Task description
Check each line of the listing for the string "this", count the lines that have it, and answer with that number only.
+++ Records to use +++
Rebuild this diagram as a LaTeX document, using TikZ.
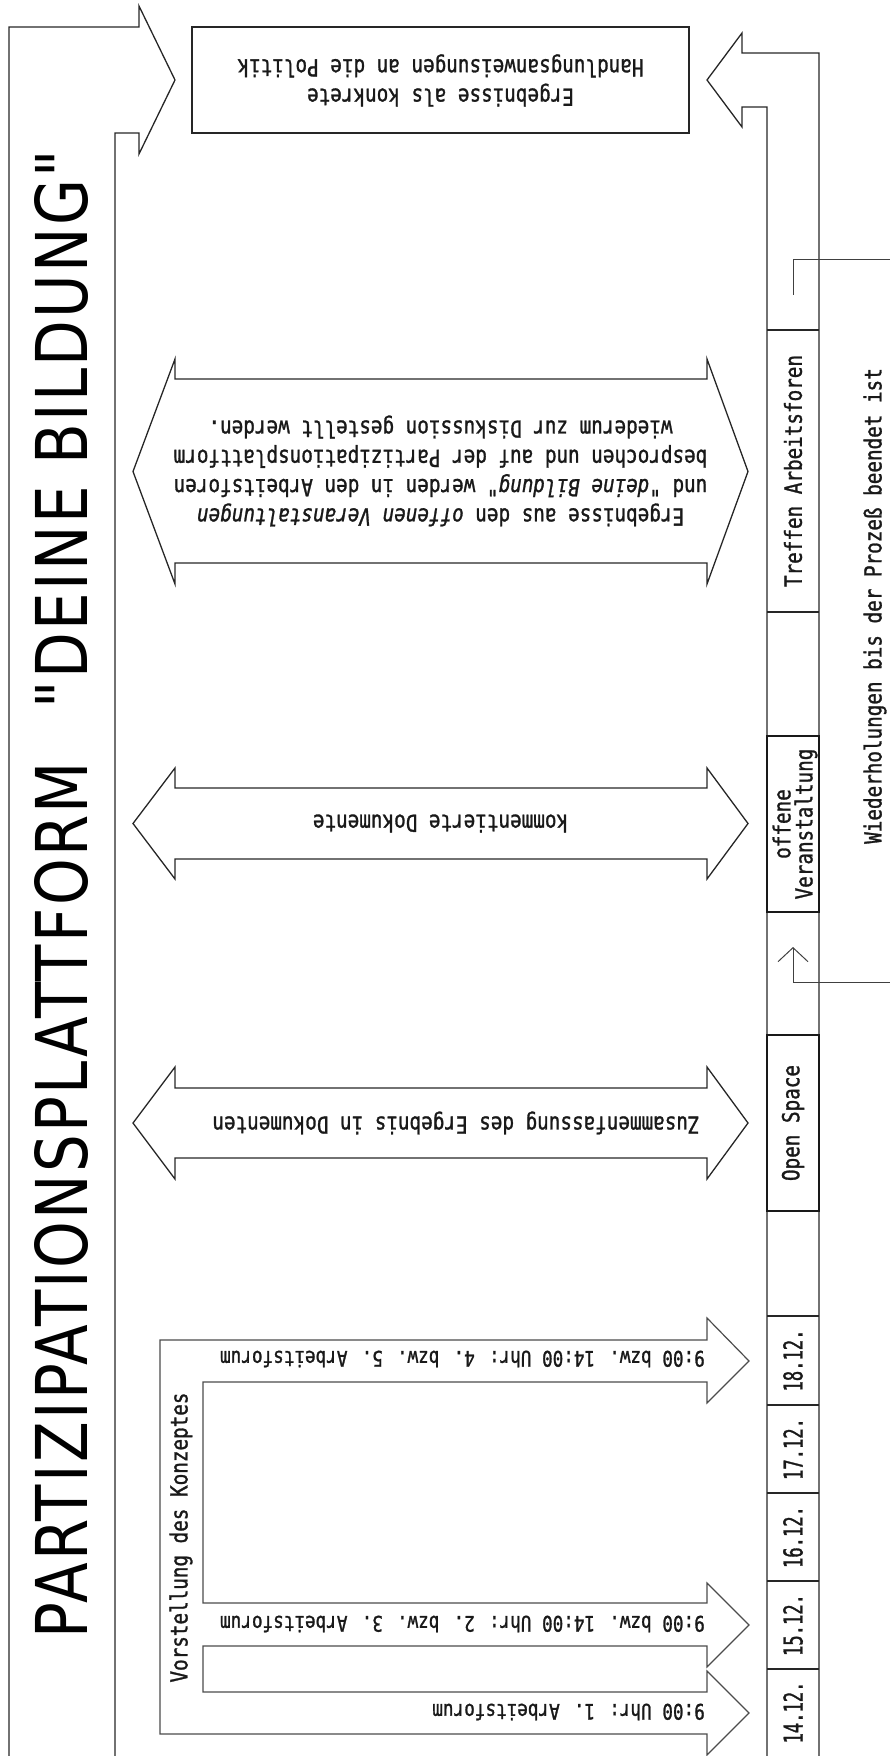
+++
+++ Records to use +++
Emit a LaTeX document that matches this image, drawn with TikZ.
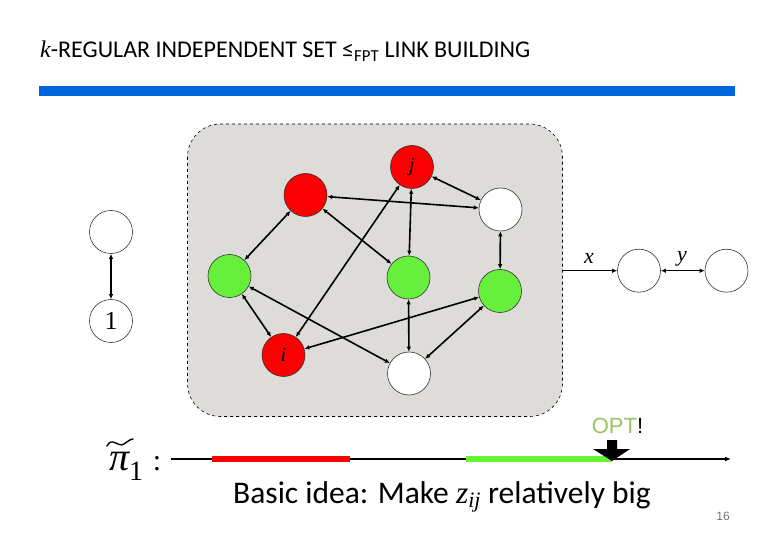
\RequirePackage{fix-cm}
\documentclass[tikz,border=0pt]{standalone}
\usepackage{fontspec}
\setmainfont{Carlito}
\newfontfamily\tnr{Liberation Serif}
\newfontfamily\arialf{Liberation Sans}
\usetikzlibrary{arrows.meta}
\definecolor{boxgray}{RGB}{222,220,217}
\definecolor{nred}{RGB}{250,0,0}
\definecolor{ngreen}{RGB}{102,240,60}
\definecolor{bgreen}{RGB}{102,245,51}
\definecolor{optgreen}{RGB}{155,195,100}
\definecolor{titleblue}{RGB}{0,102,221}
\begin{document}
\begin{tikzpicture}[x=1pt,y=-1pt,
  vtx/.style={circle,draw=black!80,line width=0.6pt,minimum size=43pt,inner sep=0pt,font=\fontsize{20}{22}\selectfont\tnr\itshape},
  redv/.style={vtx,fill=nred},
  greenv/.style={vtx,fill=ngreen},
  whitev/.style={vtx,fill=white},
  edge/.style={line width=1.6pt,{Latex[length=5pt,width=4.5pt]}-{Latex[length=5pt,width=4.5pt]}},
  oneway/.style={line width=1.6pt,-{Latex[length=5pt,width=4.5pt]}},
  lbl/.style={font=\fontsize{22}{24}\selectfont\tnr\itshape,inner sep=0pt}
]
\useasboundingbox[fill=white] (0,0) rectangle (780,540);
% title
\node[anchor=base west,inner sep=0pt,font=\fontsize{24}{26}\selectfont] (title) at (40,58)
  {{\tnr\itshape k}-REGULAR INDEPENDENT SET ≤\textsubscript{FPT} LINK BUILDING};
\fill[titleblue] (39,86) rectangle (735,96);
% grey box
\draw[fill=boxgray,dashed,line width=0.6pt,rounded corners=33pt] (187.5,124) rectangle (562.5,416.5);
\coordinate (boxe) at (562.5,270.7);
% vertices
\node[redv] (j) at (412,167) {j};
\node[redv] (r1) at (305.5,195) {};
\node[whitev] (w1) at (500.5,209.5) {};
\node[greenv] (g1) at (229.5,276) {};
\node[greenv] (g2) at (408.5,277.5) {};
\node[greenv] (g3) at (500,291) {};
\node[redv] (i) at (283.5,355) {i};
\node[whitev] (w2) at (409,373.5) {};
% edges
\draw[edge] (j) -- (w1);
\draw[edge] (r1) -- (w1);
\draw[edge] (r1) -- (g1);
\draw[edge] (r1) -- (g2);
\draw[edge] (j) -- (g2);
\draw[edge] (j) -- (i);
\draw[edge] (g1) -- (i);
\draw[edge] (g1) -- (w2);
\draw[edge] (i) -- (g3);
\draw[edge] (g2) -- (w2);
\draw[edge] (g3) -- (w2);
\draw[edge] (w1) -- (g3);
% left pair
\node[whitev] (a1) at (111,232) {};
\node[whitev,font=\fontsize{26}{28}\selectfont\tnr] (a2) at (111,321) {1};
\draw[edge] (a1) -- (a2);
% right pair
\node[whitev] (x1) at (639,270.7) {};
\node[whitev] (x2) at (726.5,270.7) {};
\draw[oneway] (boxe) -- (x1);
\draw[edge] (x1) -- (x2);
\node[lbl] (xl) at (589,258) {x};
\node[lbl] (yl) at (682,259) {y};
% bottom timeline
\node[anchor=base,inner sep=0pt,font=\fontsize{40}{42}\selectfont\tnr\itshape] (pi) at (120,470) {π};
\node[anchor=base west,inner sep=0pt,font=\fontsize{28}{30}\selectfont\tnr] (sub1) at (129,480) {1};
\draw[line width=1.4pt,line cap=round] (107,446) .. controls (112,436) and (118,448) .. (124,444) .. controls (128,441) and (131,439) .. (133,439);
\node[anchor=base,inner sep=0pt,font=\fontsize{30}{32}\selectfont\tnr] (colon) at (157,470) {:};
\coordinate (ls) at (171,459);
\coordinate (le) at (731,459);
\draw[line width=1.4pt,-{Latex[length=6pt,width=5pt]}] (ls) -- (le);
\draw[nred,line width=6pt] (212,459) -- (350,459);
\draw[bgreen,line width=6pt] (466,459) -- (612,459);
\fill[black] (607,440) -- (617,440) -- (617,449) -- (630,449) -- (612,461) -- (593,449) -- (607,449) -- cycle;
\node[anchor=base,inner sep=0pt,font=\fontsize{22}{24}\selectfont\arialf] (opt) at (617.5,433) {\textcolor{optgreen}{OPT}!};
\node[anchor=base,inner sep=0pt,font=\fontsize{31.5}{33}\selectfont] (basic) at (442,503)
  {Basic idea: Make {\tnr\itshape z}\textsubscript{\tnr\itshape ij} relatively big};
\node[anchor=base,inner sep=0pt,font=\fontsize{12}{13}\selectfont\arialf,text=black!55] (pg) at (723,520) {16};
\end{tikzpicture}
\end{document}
+++
Written answer
2